Significantly, the church also has no authority over a child abuser. The church is unable to dictate terms of compliance with the law or counseling. They have no legal authority other than to provide an “eyes on” when a predator becomes a member of their church. A family member who is being abused by another family member also cannot be protected by the church. These are cases for civil authorities and the church must not interfere with their process in handling abuse by or against church members.
It is likely that your pastor has his degree from a Southern Baptist Convention seminary. Or perhaps the degree was from a seminary with teachers who studied at an SBC seminary. It is also likely that your youth minister has his or her degree from one of these seminaries that ardently teach male headship. They will teach this to the youth groups in churches they serve. This teaching will affect attitudes and beliefs of the young men your daughters will marry.
Young girls and women will be told they are mistaken if they think God is calling them into ministry. Teenage girls will learn that their membership in churches – the body of Christ – comes with restrictions.
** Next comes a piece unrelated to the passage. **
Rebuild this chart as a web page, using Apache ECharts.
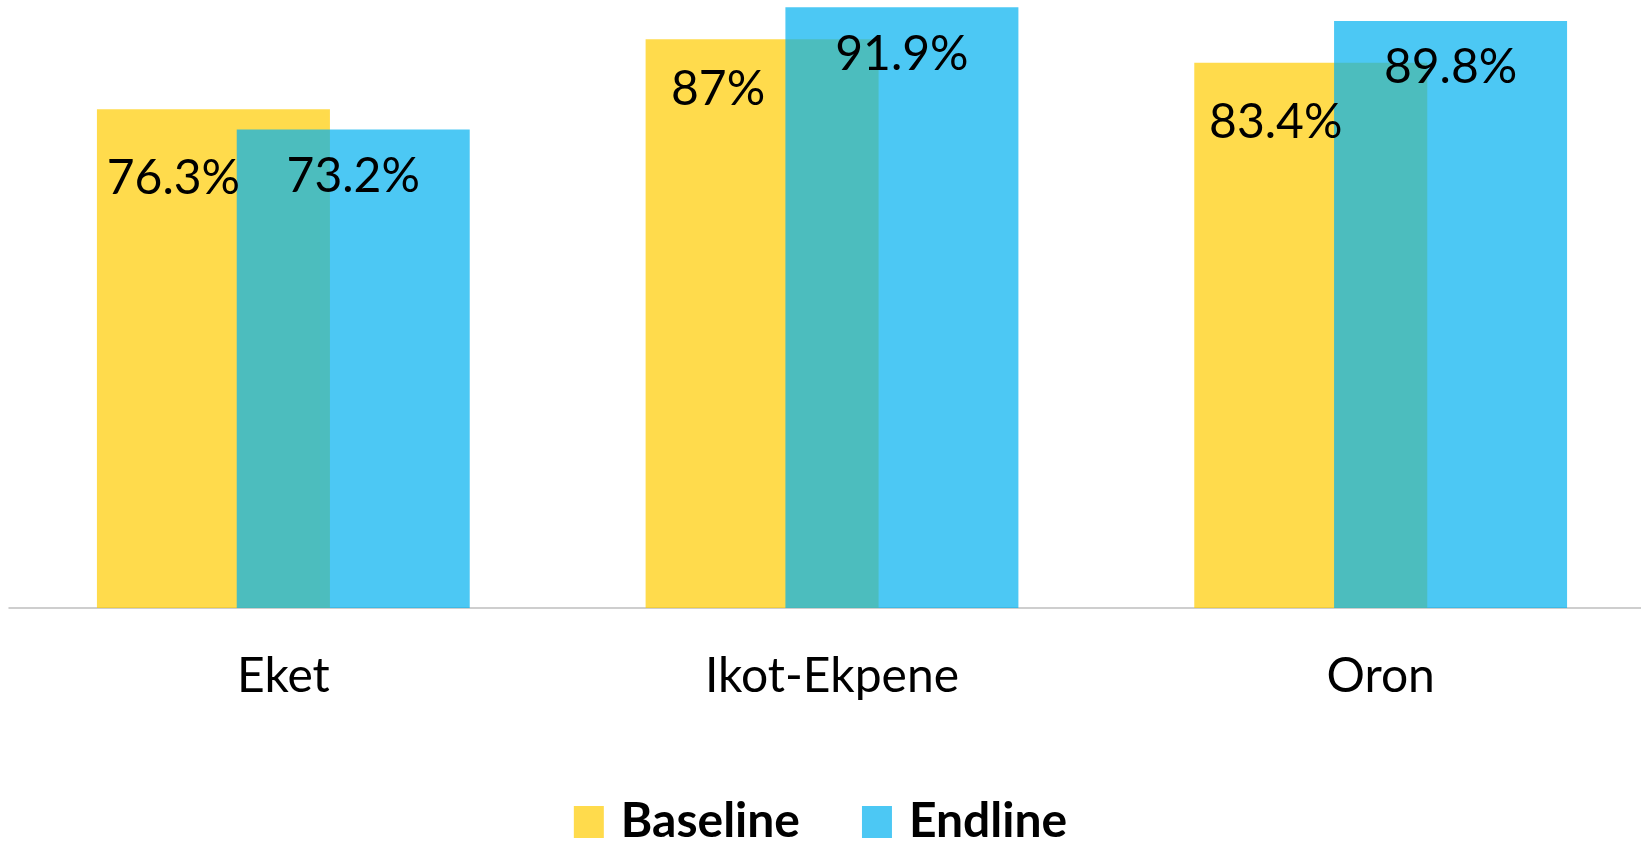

However, the implications of complementarianism are far greater than what goes on in churches and on the mission field. Churches are made up of people and those church members who firmly believe in adherence to those doctrines carry that belief of male headship into the workplace, and out into society. They fail to promote women to higher paid positions because they believe women should be at home, or, particularly in private and smaller businesses, they are likely to harass and abuse women in the workplace.
Civilizations change and move forward. For well over two thousand years Christ was lost among civilizations, including our own, that sought to enslave others because some believed that they were born to a higher status. The end to slavery did not come about easily because many people used the scriptures to justify owning other human beings.
The concept of male divinity is not new. Greek mythology often has superior males called gods who come to earth and mates with earthly females. Similarly, for centuries it was believed that emperors were divine. That is what is happening today with male headship, but to a greater degree than ever before. Complementarians have decided that it is not just some men who are born to rule over women, but that all men are born to rule over all women.
Some people are willing to put forth anything outrageous about women because there is a deep-seated feeling that because of Eve, women are inherently capable of all kinds of evil things: Witchcraft, seduction, emasculating men, and even feminizing the church.
This attitude is learned in church and bleeds out into society, and thus we have some separate kind of alien being called “woman.”
Can they all be wrong? The answer is YES. When one group presents a rotten apple as being desirable, and others bite into it and call it sweet, does that make the rotten apple sweet?
I am not the first, nor will I be the last, to point out that the complementarian view of men and women is in direct opposition to the teaching of Christ. There are many voices crying out in protest that scriptures have been misused and mistranslated in favor of man’s superiority over woman.
This “headship” teaching causes suffering, because there is no way men, or women for that matter, can have the kind of god-like power that the Baptist Faith and Message 2000 bestows without it having dangerous consequences.